Variable | Description |
---|---|
Area | String. The area the restaurant belongs to. Example: Detroit-Riverside |
Claimed Status | Bool. Whether the restaurant is claimed by some owner or not |
Health Inspect | Float. Health Grades |
Id | String. A unique id for each restaurant |
Latitude | Float. Geological coordinate |
Longitude | Float. Geological coordinate |
Price | Categorical. $: Inexpensive; $$: Moderate; $$$: pricey; $$$$: Higher end |
Rating | Float. The rating for the restaurant, range 0-5. |
Related Business | String. Another restaurant id, Which is recommended by Yelp, other customer will also view. |
Review | Float. Number of reviews the restaurant has, indicate the popularity of the restaurant. |
Tag | String. Label for the restaurant, the label can be food kind such as dessert etc. While it can also group the restaurant by area, such as “Chinese”. Each restaurant can have multiple labels. |
Title | String. The name of the restaurant. |
Url | String. The url link of the restaurant. |
At first, we try to use yelp api. Unfortunately, Yelp api only returns 20 maximum restaurant records each time we call a search, which is far from enough for analysis. To get enough amount of data, we then turn to scrap the website page by page as an alternative choice.
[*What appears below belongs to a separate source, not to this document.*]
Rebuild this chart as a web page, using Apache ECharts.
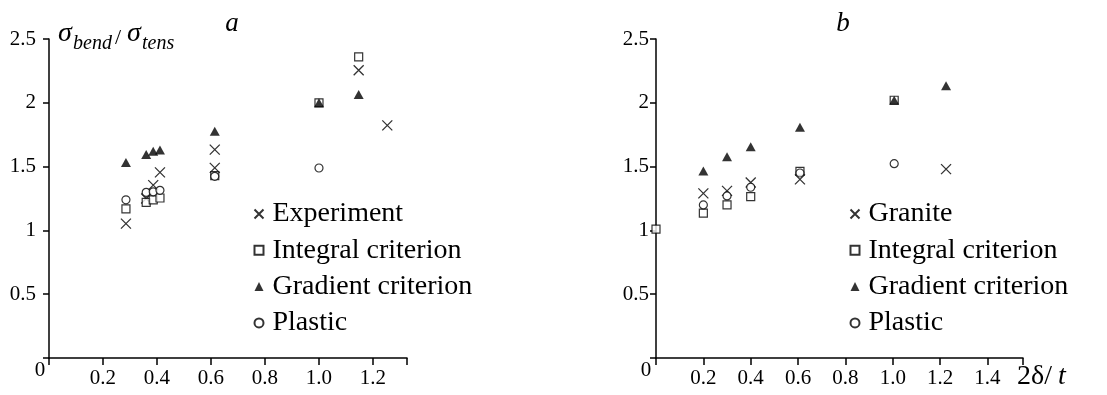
<!DOCTYPE html>
<html>
<head>
<meta charset="utf-8">
<script src="https://cdn.jsdelivr.net/npm/echarts@6/dist/echarts.min.js"></script>
<style>
  html, body { margin: 0; padding: 0; background: #fff; }
  #chart { width: 1107px; height: 395px; }
</style>
</head>
<body>
<div id="chart"></div>
<script>
// panel a
const aExperiment = [[0.285, 1.053], [0.36, 1.25], [0.386, 1.355], [0.411, 1.455], [0.614, 1.633], [0.614, 1.49], [1.147, 2.255], [1.253, 1.823]]
const aIntegral = [[0.285, 1.168], [0.36, 1.22], [0.386, 1.24], [0.411, 1.254], [0.614, 1.43], [1.0, 2.0], [1.147, 2.36]]
const aGradient = [[0.285, 1.533], [0.36, 1.595], [0.386, 1.62], [0.411, 1.63], [0.614, 1.778], [1.0, 2.0], [1.147, 2.066]]
const aPlastic = [[0.285, 1.24], [0.36, 1.298], [0.386, 1.302], [0.411, 1.314], [0.614, 1.424], [1.0, 1.489]]
// panel b
const bGranite = [[0.2, 1.29], [0.3, 1.31], [0.4, 1.375], [0.608, 1.4], [1.225, 1.48]]
const bIntegral = [[0, 1.01], [0.2, 1.136], [0.3, 1.2], [0.4, 1.264], [0.608, 1.463], [1.006, 2.02]]
const bGradient = [[0.2, 1.466], [0.3, 1.578], [0.4, 1.656], [0.608, 1.808], [1.006, 2.02], [1.225, 2.134]]
const bPlastic = [[0.2, 1.2], [0.3, 1.27], [0.4, 1.338], [0.608, 1.45], [1.006, 1.523]]

// tick steps
const xStep = 0.2
const yStep = 0.5

const FONT = '"Liberation Serif", "Times New Roman", serif'
const BLACK = '#000'

const markers = {
  cross: { symbol: 'path://M0,0L10,10M10,0L0,10', symbolSize: 10, itemStyle: { color: 'none', borderColor: BLACK, borderWidth: 1.3 } },
  square: { symbol: 'rect', symbolSize: 8, itemStyle: { color: '#fff', borderColor: BLACK, borderWidth: 1.2 } },
  triangle: { symbol: 'triangle', symbolSize: [10, 9], itemStyle: { color: BLACK } },
  circle: { symbol: 'circle', symbolSize: 8, itemStyle: { color: '#fff', borderColor: BLACK, borderWidth: 1.2 } }
}

function scatter (name, data, kind, idx) {
  const m = markers[kind]
  return {
    name: name,
    type: 'scatter',
    xAxisIndex: idx,
    yAxisIndex: idx,
    clip: false,
    symbol: m.symbol,
    symbolSize: m.symbolSize,
    itemStyle: m.itemStyle,
    emphasis: { disabled: true },
    data: data
  }
}

// only label whole steps, skip zero (drawn separately)
function onStep (v, step) {
  const k = v / step
  return v > 0 && Math.abs(k - Math.round(k)) < 1e-6
}

function xAxis (idx, max) {
  return {
    type: 'value',
    gridIndex: idx,
    min: 0,
    max: max,
    interval: xStep,
    axisLine: { show: true, onZero: false, lineStyle: { color: BLACK, width: 1.5 } },
    axisTick: { show: true, length: 7, lineStyle: { color: BLACK, width: 1.5 } },
    axisLabel: {
      formatter: v => onStep(v, xStep) ? v.toFixed(1) : '',
      color: BLACK,
      fontFamily: FONT,
      fontSize: 21,
      margin: 10
    },
    splitLine: { show: false }
  }
}

function yAxis (idx, margin) {
  return {
    type: 'value',
    gridIndex: idx,
    min: 0,
    max: 2.5,
    interval: yStep,
    axisLine: { show: true, lineStyle: { color: BLACK, width: 1.5 } },
    axisTick: { show: true, length: 6, lineStyle: { color: BLACK, width: 1.5 } },
    axisLabel: {
      formatter: v => onStep(v, yStep) ? String(v) : '',
      color: BLACK,
      fontFamily: FONT,
      fontSize: 21,
      margin: margin
    },
    splitLine: { show: false }
  }
}

function legend (left, names) {
  return {
    orient: 'vertical',
    left: left,
    top: 194,
    itemWidth: 9,
    itemHeight: 9,
    itemGap: 6.3,
    selectedMode: false,
    textStyle: { fontFamily: FONT, fontSize: 28, color: BLACK, lineHeight: 30, padding: [0, 0, 0, 4] },
    data: names
  }
}

function label (x, y, text, size, italic, align) {
  return {
    type: 'text',
    x: x,
    y: y,
    style: {
      text: text,
      fill: BLACK,
      fontFamily: FONT,
      fontSize: size,
      fontStyle: italic ? 'italic' : 'normal',
      align: align || 'left',
      verticalAlign: 'middle'
    }
  }
}

const chart = echarts.init(document.getElementById('chart'))
chart.setOption({
  backgroundColor: '#fff',
  animation: false,
  grid: [
    { left: 49, top: 39, width: 358, height: 319 },
    { left: 656, top: 39, width: 367, height: 319 }
  ],
  xAxis: [xAxis(0, 1.326), xAxis(1, 1.55)],
  yAxis: [yAxis(0, 13), yAxis(1, 7)],
  legend: [
    legend(247, ['Experiment', 'Integral criterion', 'Gradient criterion', 'Plastic']),
    legend(843, ['Granite', 'Integral criterion', 'Gradient criterion', 'Plastic'])
  ],
  series: [
    scatter('Experiment', aExperiment, 'cross', 0),
    scatter('Integral criterion', aIntegral, 'square', 0),
    scatter('Gradient criterion', aGradient, 'triangle', 0),
    scatter('Plastic', aPlastic, 'circle', 0),
    scatter('Granite', bGranite, 'cross', 1),
    scatter('Integral criterion', bIntegral, 'square', 1),
    scatter('Gradient criterion', bGradient, 'triangle', 1),
    scatter('Plastic', bPlastic, 'circle', 1)
  ],
  graphic: [
    label(40, 370, '0', 21, false, 'center'),
    label(646, 370, '0', 21, false, 'center'),
    label(232, 24, 'a', 27, true, 'center'),
    label(843, 24, 'b', 27, true, 'center'),
    // y title: sigma_bend / sigma_tens
    label(58, 34, 'σ', 28, true),
    label(73, 44, 'bend', 20, true),
    label(115, 38, '/', 22, false),
    label(127, 34, 'σ', 28, true),
    label(142, 44, 'tens', 20, true),
    // x title on panel b
    label(1017, 377, '2δ/', 28, false),
    label(1058, 377, 't', 28, true)
  ]
})
</script>
</body>
</html>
The total number of pages we scrap is over 20000. During the search process, we found out that using “City” as search term is not a wise choice. Since the upper limit of the number of records displayed for any search term is 1000. It largely limited the amount of data we can get for analysis. Our strategy to solve this problem is to split one city into multiple sub-areas, for instance detroit is splitted into Downtown Detroit, Detroit Riverside etc. In small areas, the number of restaurants will not exceed the upper bound for search records. Then we can get almost all restaurants in a city by simply adding up all the records we get from scraping each small area. There is also downside of this method, we can not using such method to scrap large cities like NYC, since there is no guarantee that the number of records in even small area will be less than 1000.
After getting the data from webpage, we first reformat some of the results. For instance, we treat reviews as numeric value and price as factors. Also we ignore the records with missing value. Finally we stack all those variables we got to be a dataframe.
For the purpose of convenience, we group our raw tag set into 9 new categories. The original tags and our grouping methods are listed below.
Categories | Raw Tags |
---|---|
Chinese | Chinese, Cantonese, Szechuan, Shanghainese, DimSum, etc |
Alcohol | WhiskeyBars, ChampagneBars, CocktailBars, Beer, etc |
JanpaneseKorean | Japanese, Korean, SushiBars, Izakaya, Teppanyaki, etc |
American | American(New), American(Traditional), FastFood, ChickenWings, etc |
South American(Mexican) | Mexican, Tacos, Tex-Mex, LatinAmerican, Salvadoran, etc |
Southeast Asian | Thai, Laotian, Vietnamese, Malaysian, Singaporean, etc |
Indian | Indian, Bangladeshi, Himalayan/Nepalese, etc |
Europe | Italian, French, Greek, Belgian, etc |
Desert | IceCream&FrozenYogurt, JuiceBars&Smoothies, Cupcakes, etc |